STRATMOR Group, a mortgage industry consultancy, released the December edition of its STRATMOR Insights Report. This month, the company draws upon aggregate results from four years of STRATMOR’s Originator Census Survey to address the belief held by some in the industry that loan officers (LO) today are too old to meet the needs of younger borrowers, particularly the much-sought-after Millennial homebuyer. According to STRATMOR Senior Partner Jim Cameron, the perception that loan officers, as a group, are “old” and borrowers aren’t satisfied with their LO — at any age — isn’t reality.
“There’s a concern expressed by many lender CEOs that their loan officers are getting too old for the borrowers they need to serve,” said Cameron. “Many believe that the average LO is 52-55 years old, that the LO’s age makes a difference in his or her productivity and that younger borrowers — like Millennials —would prefer dealing with an LO closer to their own age. The data just doesn’t support this view. STRATMOR’s Originator Census Survey, covering thousands of LOs working at both independent and bank-owned lenders, shows both the average and median LO age to be between 46 and 47 years old. That’s about four years higher than the median age of all American workers, but just two years higher than financial industry workers. Likewise, the data shows that age has no discernible impact on an LO’s ability to produce.
“Looking at things from the borrower side, we see some interesting findings as well,” Cameron added. “The average age of a purchase borrower is just under 43 years old — hardly an impassable age difference from that of the LO. If we take first-time homebuyers out of the equation, that average age climbs to 46, right on par with the LOs themselves. Loan officer age doesn’t seem to matter to borrowers, either — not even Millennials. Based upon borrower satisfaction data from STRATMOR’s MortgageSAT program, there is little difference in satisfaction levels, regardless of the age of the borrower. The story here is that, like much of corporate America, the mortgage industry is facing an aging workforce and as an industry, we need to be bringing in younger talent to become the knowledgeable, dependable loan officers that serve borrowers of all ages.”

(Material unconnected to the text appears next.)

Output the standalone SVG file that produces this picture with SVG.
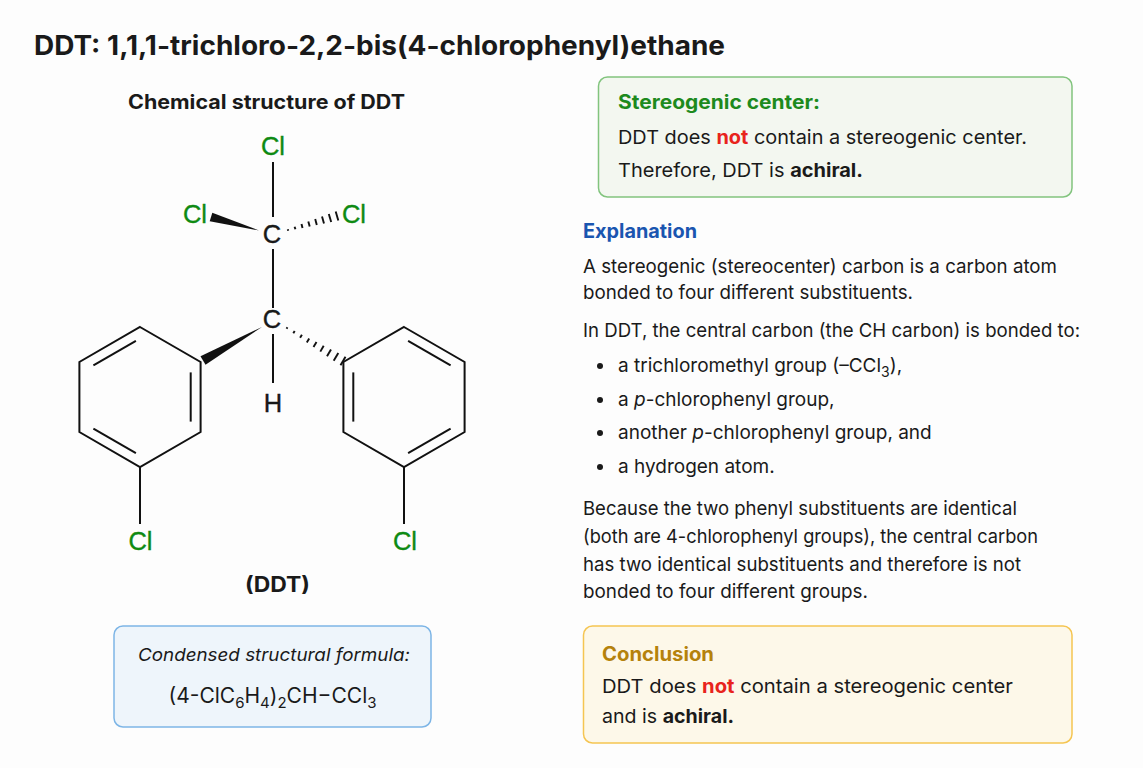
<svg xmlns="http://www.w3.org/2000/svg" width="1143" height="768" viewBox="0 0 1143 768">
<style>
text{font-family:Inter,"Liberation Sans",Arial,sans-serif;fill:#1a1a1a}
.b{font-weight:700}
.body{font-size:19px}
.atom{font-size:25.5px;text-anchor:middle;font-family:"Liberation Sans",Arial,sans-serif;stroke:#111;stroke-width:0.35}
.cl{fill:#0e8a12;stroke:#0e8a12}
.bond{stroke:#111;stroke-width:2;fill:none;stroke-linecap:butt}
.hash{stroke:#111;stroke-width:1.9}
.red{fill:#e8231d;font-weight:700}
</style>
<rect x="0" y="0" width="1143" height="768" fill="#fdfdfd"/>
<text id="title" class="b" x="34" y="55" font-size="26.5" textLength="691" lengthAdjust="spacingAndGlyphs">DDT: 1,1,1-trichloro-2,2-bis(4-chlorophenyl)ethane</text>

<g id="structure">
<text class="b" x="266.5" y="109" font-size="19.5" text-anchor="middle" textLength="277" lengthAdjust="spacingAndGlyphs">Chemical structure of DDT</text>
<g id="bonds">
<line class="bond" x1="273" y1="162" x2="273" y2="217"/>
<line class="bond" x1="273" y1="249" x2="273" y2="308"/>
<line class="bond" x1="273" y1="334" x2="273" y2="383"/>
<polygon points="259,230.5 212.3,212.7 209.7,221.3" fill="#111"/>
<g class="hash">
<line x1="287.8" y1="229.2" x2="288.2" y2="230.8"/>
<line x1="294.6" y1="226.7" x2="295.4" y2="229.3"/>
<line x1="301.5" y1="224.1" x2="302.5" y2="227.9"/>
<line x1="308.3" y1="221.6" x2="309.7" y2="226.4"/>
<line x1="315.2" y1="219" x2="316.8" y2="225"/>
<line x1="322" y1="216.5" x2="324" y2="223.5"/>
<line x1="328.8" y1="213.9" x2="331.2" y2="222.1"/>
<line x1="335.7" y1="211.4" x2="338.3" y2="220.6"/>
</g>
<polygon points="262,327 205.5,364.8 200.5,356.2" fill="#111"/>
<g class="hash">
<line x1="287.4" y1="327.3" x2="286.6" y2="328.7"/>
<line x1="294.7" y1="331" x2="293.3" y2="333.2"/>
<line x1="301.9" y1="334.7" x2="300.1" y2="337.8"/>
<line x1="309.2" y1="338.4" x2="306.8" y2="342.5"/>
<line x1="316.5" y1="342" x2="313.5" y2="347"/>
<line x1="323.7" y1="345.7" x2="320.3" y2="351.6"/>
<line x1="331" y1="349.4" x2="327" y2="356.2"/>
<line x1="338.3" y1="353.1" x2="333.7" y2="360.8"/>
<line x1="345.5" y1="356.7" x2="340.5" y2="365.3"/>
</g>
</g>
<g id="ring-left">
<polygon class="bond" points="140,327 200.6,362 200.6,432 140,467 79.4,432 79.4,362"/>
<line class="bond" x1="135.9" y1="340.8" x2="93.4" y2="365.4"/>
<line class="bond" x1="190.7" y1="372.4" x2="190.7" y2="421.6"/>
<line class="bond" x1="93.4" y1="428.6" x2="135.9" y2="453.2"/>
<line class="bond" x1="140" y1="467" x2="140" y2="524"/>
</g>
<g id="ring-right">
<polygon class="bond" points="404,327 464.6,362 464.6,432 404,467 343.4,432 343.4,362"/>
<line class="bond" x1="408.1" y1="340.8" x2="450.6" y2="365.4"/>
<line class="bond" x1="353.3" y1="372.4" x2="353.3" y2="421.6"/>
<line class="bond" x1="450.6" y1="428.6" x2="408.1" y2="453.2"/>
<line class="bond" x1="404" y1="467" x2="404" y2="524"/>
</g>
<g id="atoms">
<text class="atom cl" x="273" y="155">Cl</text>
<text class="atom cl" x="195" y="223">Cl</text>
<text class="atom cl" x="354" y="223">Cl</text>
<text class="atom" x="272" y="243">C</text>
<text class="atom" x="272" y="328">C</text>
<text class="atom" x="273" y="412">H</text>
<text class="atom cl" x="140.5" y="550">Cl</text>
<text class="atom cl" x="405" y="550">Cl</text>
</g>
<text class="b" x="277.5" y="592" font-size="21" text-anchor="middle" textLength="65" lengthAdjust="spacingAndGlyphs">(DDT)</text>
</g>

<g id="formula-box">
<rect x="114" y="626" width="317" height="101" rx="9" fill="#eef5fb" stroke="#7db5e6" stroke-width="1.5"/>
<text x="274" y="661" font-size="17.5" font-style="italic" text-anchor="middle" textLength="272" lengthAdjust="spacingAndGlyphs">Condensed structural formula:</text>
<text x="272.5" y="703" font-size="21" text-anchor="middle">(4-ClC<tspan font-size="15" dy="5">6</tspan><tspan dy="-5">H</tspan><tspan font-size="15" dy="5">4</tspan><tspan dy="-5">)</tspan><tspan font-size="15" dy="5">2</tspan><tspan dy="-5">CH−CCl</tspan><tspan font-size="15" dy="5">3</tspan></text>
</g>

<g id="stereo-box">
<rect x="598.5" y="77" width="473.5" height="120" rx="9" fill="#f3f7f0" stroke="#82c47e" stroke-width="1.5"/>
<text class="b" x="618" y="109" font-size="19.5" style="fill:#1d8a1d" textLength="202" lengthAdjust="spacingAndGlyphs">Stereogenic center:</text>
<text class="body" x="618" y="144" textLength="409" lengthAdjust="spacingAndGlyphs">DDT does <tspan class="red">not</tspan> contain a stereogenic center.</text>
<text class="body" x="618" y="177" textLength="245" lengthAdjust="spacingAndGlyphs">Therefore, DDT is <tspan class="b">achiral.</tspan></text>
</g>

<g id="explanation">
<text class="b" x="583" y="238" font-size="19.5" style="fill:#1a55b0" textLength="114" lengthAdjust="spacingAndGlyphs">Explanation</text>
<text class="body" x="583" y="273" textLength="474" lengthAdjust="spacingAndGlyphs">A stereogenic (stereocenter) carbon is a carbon atom</text>
<text class="body" x="583" y="299" textLength="330" lengthAdjust="spacingAndGlyphs">bonded to four different substituents.</text>
<text class="body" x="583" y="337" textLength="497" lengthAdjust="spacingAndGlyphs">In DDT, the central carbon (the CH carbon) is bonded to:</text>
<g fill="#1a1a1a">
<circle cx="600" cy="366" r="3"/>
<circle cx="600" cy="400" r="3"/>
<circle cx="600" cy="433" r="3"/>
<circle cx="600" cy="467" r="3"/>
</g>
<text class="body" x="618" y="372">a trichloromethyl group (–CCl<tspan font-size="14" dy="5">3</tspan><tspan dy="-5">),</tspan></text>
<text class="body" x="618" y="406">a <tspan font-style="italic">p</tspan>-chlorophenyl group,</text>
<text class="body" x="618" y="439">another <tspan font-style="italic">p</tspan>-chlorophenyl group, and</text>
<text class="body" x="618" y="473">a hydrogen atom.</text>
<text class="body" x="583" y="515" textLength="434" lengthAdjust="spacingAndGlyphs">Because the two phenyl substituents are identical</text>
<text class="body" x="583" y="543" textLength="455" lengthAdjust="spacingAndGlyphs">(both are 4-chlorophenyl groups), the central carbon</text>
<text class="body" x="583" y="571" textLength="438" lengthAdjust="spacingAndGlyphs">has two identical substituents and therefore is not</text>
<text class="body" x="583" y="598" textLength="285" lengthAdjust="spacingAndGlyphs">bonded to four different groups.</text>
</g>

<g id="conclusion-box">
<rect x="583.5" y="626" width="488.5" height="117" rx="9" fill="#fdf8e9" stroke="#f5c552" stroke-width="1.5"/>
<text class="b" x="602" y="661" font-size="19.5" style="fill:#b5820c" textLength="112" lengthAdjust="spacingAndGlyphs">Conclusion</text>
<text class="body" x="602" y="693" textLength="411" lengthAdjust="spacingAndGlyphs">DDT does <tspan class="red">not</tspan> contain a stereogenic center</text>
<text class="body" x="602" y="723" textLength="132" lengthAdjust="spacingAndGlyphs">and is <tspan class="b">achiral.</tspan></text>
</g>
</svg>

Cameron goes on to note that lenders must develop better tools and techniques for attracting and developing new originator talent and retaining existing talent. The alternative is to grow market share by cannibalizing successful LOs from other lenders. This “business-as-usual game of musical chairs” often involves costly signing bonuses and guarantees, a situation that is obviously beneficial to LOs, but not for lenders. “If current trends continue and consumer direct and self-service origination technologies become dominant long-term for both refinance and purchase originations,” Cameron says, “The problem may simply go away, with LOs losing the market power and leverage that they have today.”